Although our Constitution states that no religious test should ever be used for public office, atheists have been fighting bigots like Goldman for years to make this right a reality. A unanimous Supreme Court in 1961’s Torcaso v. Watkins ruled that religious qualifications for public office, jury service, and court testimony were unconstitutional.  Although this case should have settled the issue, humanist Herb Silverman spent six years in court in the 1990s to force South Carolina to accept his application to become a notary public without acknowledging God.

Since then we have had one member of Congress publicly announce he does not hold a god-belief while in office—Pete Stark from California—and a small handful of state legislators identify as atheist, humanist, and agnostic. With nearly a quarter of Americans identifying as nontheistic or nonreligious, our democracy is impoverished when these citizens are effectively denied the opportunity to pursue elected and appointed public office. The bigotry exhibited by Goldman must be rejected.

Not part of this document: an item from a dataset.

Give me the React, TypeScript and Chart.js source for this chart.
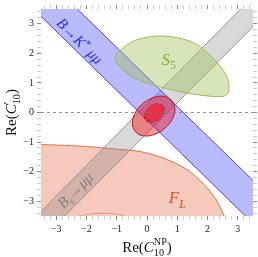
import React, { useEffect, useRef } from 'react';
import { Chart, registerables } from 'chart.js';

Chart.register(...registerables);

// ---- axes ----
const X_MIN = -3.5;
const X_MAX = 3.5;
const Y_MIN = -3.5;
const Y_MAX = 3.5;
const MAJOR_TICKS = [-3, -2, -1, 0, 1, 2, 3];
const TICK_LABELS = ['−3', '−2', '−1', '0', '1', '2', '3'];
const MINOR_TICKS = [-3.4, -3.2, -2.8, -2.6, -2.4, -2.2, -1.8, -1.6, -1.4, -1.2, -0.8, -0.6, -0.4, -0.2,
  0.2, 0.4, 0.6, 0.8, 1.2, 1.4, 1.6, 1.8, 2.2, 2.4, 2.6, 2.8, 3.2, 3.4];

// ---- regions (data coordinates) ----
const ZERO_LINE = [[-3.5, 0], [3.5, 0]];
const BK_BAND = [[-5, 6.2], [5, -3.8], [5, -5.25], [-5, 4.75], [-5, 6.2]];
const BS_BAND = [[-5, -4.91], [5, 5.49], [5, 4.45], [-5, -5.85], [-5, -4.91]];
const S5_REGION = [[-1.07, 1.74], [-1.01, 1.96], [-0.79, 2.18], [-0.34, 2.46], [0.49, 2.59], [1.43, 2.41],
  [1.99, 2.02], [2.32, 1.68], [2.6, 1.29], [2.7, 0.96], [2.68, 0.68], [2.53, 0.55], [2.1, 0.55],
  [1.21, 0.68], [0.1, 0.96], [-0.57, 1.24], [-1.07, 1.74]];
const FL_REGION = [[-3.8, -1.08], [-3.0, -1.1], [-2.0, -1.15], [-1.0, -1.24], [-0.23, -1.32], [0.54, -1.54],
  [1.32, -1.93], [1.88, -2.43], [2.27, -2.93], [2.49, -3.37], [2.58, -3.7], [-3.8, -3.7], [-3.8, -1.08]];
const FL_LOWER = [[-2.35, -3.55], [-2.0, -3.45], [-1.5, -3.41], [-1.0, -3.44], [-0.6, -3.55]];
const FIT_1SIGMA = [[0.52, 0.23], [0.40, 0.29], [0.24, 0.27], [0.07, 0.17], [-0.05, 0.01], [-0.09, -0.15],
  [-0.04, -0.27], [0.08, -0.33], [0.24, -0.31], [0.41, -0.21], [0.53, -0.05], [0.57, 0.11], [0.52, 0.23]];
const FIT_2SIGMA = [[0.81, 0.42], [0.55, 0.55], [0.20, 0.50], [-0.15, 0.29], [-0.40, -0.03], [-0.48, -0.38],
  [-0.37, -0.66], [-0.11, -0.79], [0.24, -0.74], [0.59, -0.53], [0.84, -0.21], [0.92, 0.14], [0.81, 0.42]];

// ---- text ----
type Part = { t: string; it?: boolean; k?: number; dy?: number };
type Item = Part[];
const X_TITLE: Item[] = [[{ t: 'Re(' }], [{ t: 'C', it: true }], [{ t: 'NP', k: 0.68, dy: -0.48 }, { t: '10', k: 0.68, dy: 0.28 }], [{ t: ')' }]];
const Y_TITLE: Item[] = [[{ t: 'Re(' }], [{ t: 'C', it: true }], [{ t: '′', k: 0.75, dy: -0.35 }, { t: '10', k: 0.68, dy: 0.28 }], [{ t: ')' }]];
const BK_LABEL: Item[] = [[{ t: 'B', it: true }], [{ t: '→' }], [{ t: 'K', it: true }], [{ t: '*', k: 0.7, dy: -0.35 }], [{ t: ' μμ', it: true }]];
const BS_LABEL: Item[] = [[{ t: 'B', it: true }], [{ t: 's', it: true, k: 0.7, dy: 0.25 }], [{ t: '→' }], [{ t: 'μμ', it: true }]];
const S5_LABEL: Item[] = [[{ t: 'S', it: true }], [{ t: '5', k: 0.7, dy: 0.25 }]];
const FL_LABEL: Item[] = [[{ t: 'F', it: true }], [{ t: 'L', it: true, k: 0.7, dy: 0.25 }]];
const LABEL_POS = { bk: [-2.22, 2.42], bs: [-2.37, -2.63], s5: [0.72, 1.8], fl: [1.0, -2.88] };

const FAMILY = '"Liberation Serif", "Times New Roman", serif';

const pts = (a: number[][]) => a.map(([x, y]) => ({ x, y }));

function drawRich(ctx: CanvasRenderingContext2D, items: Item[], size: number, color: string,
  x: number, y: number, angle: number, vCenter: boolean) {
  const fontOf = (p: Part) => `${p.it ? 'italic ' : ''}${(size * (p.k ?? 1)).toFixed(1)}px ${FAMILY}`;
  const widths = items.map((it) => Math.max(...it.map((p) => { ctx.font = fontOf(p); return ctx.measureText(p.t).width; })));
  const total = widths.reduce((a, b) => a + b, 0);
  ctx.save();
  ctx.translate(x, y);
  ctx.rotate(angle);
  ctx.fillStyle = color;
  ctx.textAlign = 'left';
  ctx.textBaseline = 'alphabetic';
  let cx = -total / 2;
  const base = vCenter ? size * 0.33 : 0;
  items.forEach((it, i) => {
    it.forEach((p) => { ctx.font = fontOf(p); ctx.fillText(p.t, cx, base + (p.dy ?? 0) * size); });
    cx += widths[i];
  });
  ctx.restore();
}

const textPlugin = {
  id: 'richTexts',
  afterDatasetsDraw(chart: any) {
    const { ctx, scales, chartArea } = chart;
    const px = (v: number) => scales.x.getPixelForValue(v);
    const py = (v: number) => scales.y.getPixelForValue(v);
    ctx.save();
    ctx.beginPath();
    ctx.rect(chartArea.left, chartArea.top, chartArea.right - chartArea.left, chartArea.bottom - chartArea.top);
    ctx.clip();
    drawRich(ctx, BK_LABEL, 15, 'rgb(40,40,235)', px(LABEL_POS.bk[0]), py(LABEL_POS.bk[1]), Math.PI / 4, true);
    drawRich(ctx, BS_LABEL, 15, 'rgb(125,125,125)', px(LABEL_POS.bs[0]), py(LABEL_POS.bs[1]), -Math.PI / 4, true);
    drawRich(ctx, S5_LABEL, 17, 'rgb(135,170,55)', px(LABEL_POS.s5[0]), py(LABEL_POS.s5[1]), 0, true);
    drawRich(ctx, FL_LABEL, 17, 'rgb(215,80,40)', px(LABEL_POS.fl[0]), py(LABEL_POS.fl[1]), 0, true);
    ctx.restore();
  },
  afterDraw(chart: any) {
    const { ctx, chartArea } = chart;
    const cx = (chartArea.left + chartArea.right) / 2;
    const cy = (chartArea.top + chartArea.bottom) / 2;
    drawRich(ctx, X_TITLE, 15, '#111', cx, 252, 0, false);
    drawRich(ctx, Y_TITLE, 15, '#111', 16, cy, -Math.PI / 2, false);
  },
};

function tickLabel(v: number) {
  const i = MAJOR_TICKS.findIndex((m) => Math.abs(m - v) < 1e-6);
  return i >= 0 ? TICK_LABELS[i] : '';
}

function allTicks() {
  return [...MAJOR_TICKS, ...MINOR_TICKS].sort((a, b) => a - b).map((value) => ({ value }));
}

const isMajor = (ctx: any) => MAJOR_TICKS.some((m) => Math.abs(m - (ctx.tick?.value ?? 99)) < 1e-6);

function axis(position: string, min: number, max: number, size: number, showLabels: boolean) {
  const horizontal = position === 'bottom' || position === 'top';
  return {
    type: 'linear',
    position,
    min,
    max,
    afterBuildTicks: (s: any) => { s.ticks = allTicks(); },
    afterFit: (s: any) => { if (horizontal) s.height = size; else s.width = size; },
    border: { display: false },
    grid: {
      drawOnChartArea: false,
      drawTicks: true,
      tickLength: 4,
      tickColor: (c: any) => (isMajor(c) ? '#8a8a8a' : '#d0d0d0'),
      tickWidth: 1,
    },
    ticks: {
      display: showLabels,
      autoSkip: false,
      maxRotation: 0,
      padding: 3,
      color: '#222',
      font: { family: FAMILY, size: 10 },
      callback: (v: any) => tickLabel(Number(v)),
    },
  };
}

export default function App() {
  const ref = useRef<HTMLCanvasElement>(null);
  useEffect(() => {
    if (!ref.current) return;
    const base = { showLine: true, pointRadius: 0, pointHoverRadius: 0, borderWidth: 1, tension: 0 };
    const chart = new Chart(ref.current, {
      type: 'scatter',
      data: {
        datasets: [
          { ...base, data: pts(ZERO_LINE), fill: false, borderColor: 'rgba(120,120,120,0.8)', borderDash: [3, 3] },
          { ...base, data: pts(FIT_1SIGMA), fill: 'shape', tension: 0.4, backgroundColor: 'rgba(255,0,0,0.5)', borderColor: 'rgb(190,20,20)', borderDash: [3, 2] },
          { ...base, data: pts(FIT_2SIGMA), fill: 'shape', tension: 0.4, backgroundColor: 'rgba(255,0,0,0.4)', borderColor: 'rgb(190,20,20)' },
          { ...base, data: pts(S5_REGION), fill: 'shape', tension: 0.3, backgroundColor: 'rgba(160,195,90,0.42)', borderColor: 'rgb(150,185,80)' },
          { ...base, data: pts(BK_BAND), fill: 'shape', backgroundColor: 'rgba(90,90,255,0.42)', borderColor: 'rgb(70,70,235)' },
          { ...base, data: pts(BS_BAND), fill: 'shape', backgroundColor: 'rgba(120,120,120,0.28)', borderColor: 'rgb(150,150,150)' },
          { ...base, data: pts(FL_LOWER), fill: false, tension: 0.4, borderColor: 'rgba(225,110,70,0.6)' },
          { ...base, data: pts(FL_REGION), fill: 'shape', tension: 0.3, backgroundColor: 'rgba(232,120,90,0.4)', borderColor: 'rgb(225,110,70)' },
        ],
      },
      options: {
        animation: false,
        responsive: false,
        devicePixelRatio: 1,
        layout: { padding: 0 },
        events: [],
        plugins: { legend: { display: false }, tooltip: { enabled: false }, title: { display: false } },
        scales: {
          x: axis('bottom', X_MIN, X_MAX, 41, true),
          x2: axis('top', X_MIN, X_MAX, 5, false),
          y: axis('left', Y_MIN, Y_MAX, 41, true),
          y2: axis('right', Y_MIN, Y_MAX, 5, false),
        },
      } as any,
      plugins: [textPlugin],
    } as any);
    return () => chart.destroy();
  }, []);
  return (
    <div style={{ position: 'absolute', left: 0, top: 0, width: 258, height: 257, background: '#fff' }}>
      <canvas ref={ref} width={258} height={257} style={{ display: 'block', width: 258, height: 257 }} />
    </div>
  );
}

As for values, those genuinely interested in Tarrant’s should consider her goals to expand Medicaid to aid lower- and middle- income citizens, increase funding for free school breakfasts to better enable children to learn in the classroom, and establish a living wage so people working forty hours a week can have a decent standard of living in their community. If voters support these efforts, then they should weigh them against her opponents’ priorities when casting their vote. Her atheism, just like his religion, shouldn’t matter.